Why Apple Is Throttling Siri AI Access
The Siri AI waitlist is less about blocking enthusiasts and more about protecting performance and infrastructure while the assistant is still in development. Siri AI is built on new foundation models that demand significant processing power and storage on supported iPhones, especially the latest Pro devices that enable more Apple Intelligence features. Basic requests are designed to run on-device, but more complex commands tap into Apple’s Private Cloud Compute, which adds a back-end capacity challenge. By approving testers in waves, Apple can monitor crashes, battery impact, and server load without overwhelming its systems. The company has not provided a precise timeline for approvals; the beta history shows that some developers may be cleared within hours while others could wait days before seeing the new Siri come to life.

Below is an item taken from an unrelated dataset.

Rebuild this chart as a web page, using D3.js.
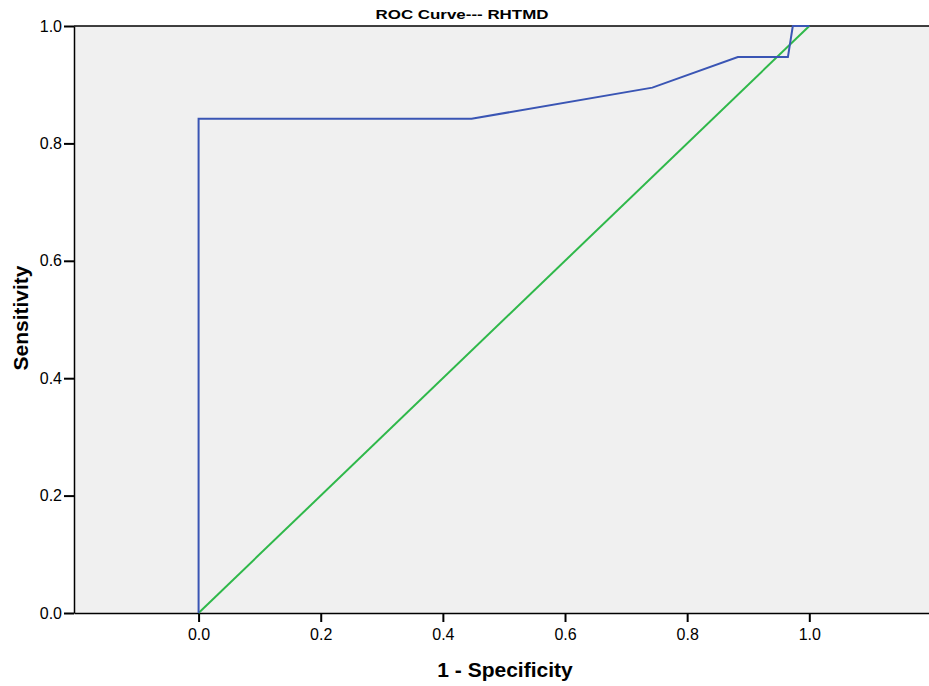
<!DOCTYPE html>
<html>
<head>
<meta charset="utf-8">
<script src="https://cdn.jsdelivr.net/npm/d3@7"></script>
<style>
  body { margin: 0; background: #fff; }
  svg text { font-family: "Liberation Sans", Arial, sans-serif; }
</style>
</head>
<body>
<div id="chart"></div>
<script>
// ROC curve points (1 - specificity, sensitivity)
const rocFpr = [0, 0, 0.447, 0.743, 0.883, 0.965, 0.973, 1.0]
const rocTpr = [0, 0.842, 0.842, 0.895, 0.947, 0.947, 1.0, 1.0]

// reference line
const refFpr = [0, 1]
const refTpr = [0, 1]

const xTicks = [0.0, 0.2, 0.4, 0.6, 0.8, 1.0]
const yTicks = [0.0, 0.2, 0.4, 0.6, 0.8, 1.0]

const title = 'ROC Curve--- RHTMD'
const xLabel = '1 - Specificity'
const yLabel = 'Sensitivity'

const W = 929
const H = 686
const p_left = 74
const p_right = 929
const p_top = 26
const p_bottom = 613

const c_blue = '#3a55b4'
const c_green = '#2fb84a'

const svg = d3.select('#chart')
  .append('svg')
  .attr('width', W)
  .attr('height', H)

const x = d3.scaleLinear().domain([-0.204, 1.196]).range([p_left, p_right])
const y = d3.scaleLinear().domain([0, 1]).range([p_bottom, p_top])

// plot background
svg.append('rect')
  .attr('x', p_left)
  .attr('y', p_top)
  .attr('width', p_right - p_left)
  .attr('height', p_bottom - p_top)
  .attr('fill', '#f0f0f0')

// top border
svg.append('line')
  .attr('x1', p_left).attr('x2', p_right)
  .attr('y1', p_top).attr('y2', p_top)
  .attr('stroke', '#000').attr('stroke-width', 1.5)

const fmt = d3.format('.1f')

// axes
const xAxis = d3.axisBottom(x).tickValues(xTicks).tickFormat(fmt)
  .tickSizeOuter(0).tickSizeInner(9).tickPadding(7)
const yAxis = d3.axisLeft(y).tickValues(yTicks).tickFormat(fmt)
  .tickSizeOuter(0).tickSizeInner(10).tickPadding(2)

function styleAxis (g) {
  g.select('.domain').attr('stroke', '#000').attr('stroke-width', 1.5)
  g.selectAll('.tick line').attr('stroke', '#000').attr('stroke-width', 2)
  g.selectAll('text')
    .attr('fill', '#000')
    .style('font-size', '16px')
    .style('font-family', '"Liberation Sans", Arial, sans-serif')
}

svg.append('g')
  .attr('transform', `translate(0,${p_bottom})`)
  .call(xAxis)
  .call(styleAxis)

svg.append('g')
  .attr('transform', `translate(${p_left},0)`)
  .call(yAxis)
  .call(styleAxis)

// lines
const line = d3.line()
  .x((d) => x(d[0]))
  .y((d) => y(d[1]))

svg.append('path')
  .datum(refFpr.map((v, i) => [v, refTpr[i]]))
  .attr('d', line)
  .attr('fill', 'none')
  .attr('stroke', c_green)
  .attr('stroke-width', 2)

svg.append('path')
  .datum(rocFpr.map((v, i) => [v, rocTpr[i]]))
  .attr('d', line)
  .attr('fill', 'none')
  .attr('stroke', c_blue)
  .attr('stroke-width', 2)

// titles
svg.append('text')
  .text(title)
  .attr('x', 462)
  .attr('y', 19)
  .attr('text-anchor', 'middle')
  .attr('textLength', 173)
  .attr('lengthAdjust', 'spacingAndGlyphs')
  .style('font-size', '13px')
  .style('font-weight', 'bold')

svg.append('text')
  .text(xLabel)
  .attr('x', 505)
  .attr('y', 677)
  .attr('text-anchor', 'middle')
  .style('font-size', '21px')
  .style('font-weight', 'bold')

svg.append('text')
  .text(yLabel)
  .attr('transform', 'translate(28,318) rotate(-90)')
  .attr('text-anchor', 'middle')
  .style('font-size', '21px')
  .style('font-weight', 'bold')
</script>
</body>
</html>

What Beta Testers Should Expect Next
For anyone experimenting with iOS 27 beta Siri, the key is to separate OS access from feature access. Installing the iOS 27 developer beta gets you the new interface elements, settings layouts, and many Apple beta features today, but Siri AI may lag behind that installation. Expect the waitlist to continue across early beta builds, with Apple gradually widening the pool as it gains confidence in stability and cloud capacity. More Siri AI capabilities should arrive through incremental beta updates as models and integrations are refined. If you have not yet joined the waitlist, enrolling through Settings is essential; without that step, your Siri will remain unchanged no matter how many times you reinstall the beta. Full, instant access is more likely to coincide with the stable fall release than the earliest test builds.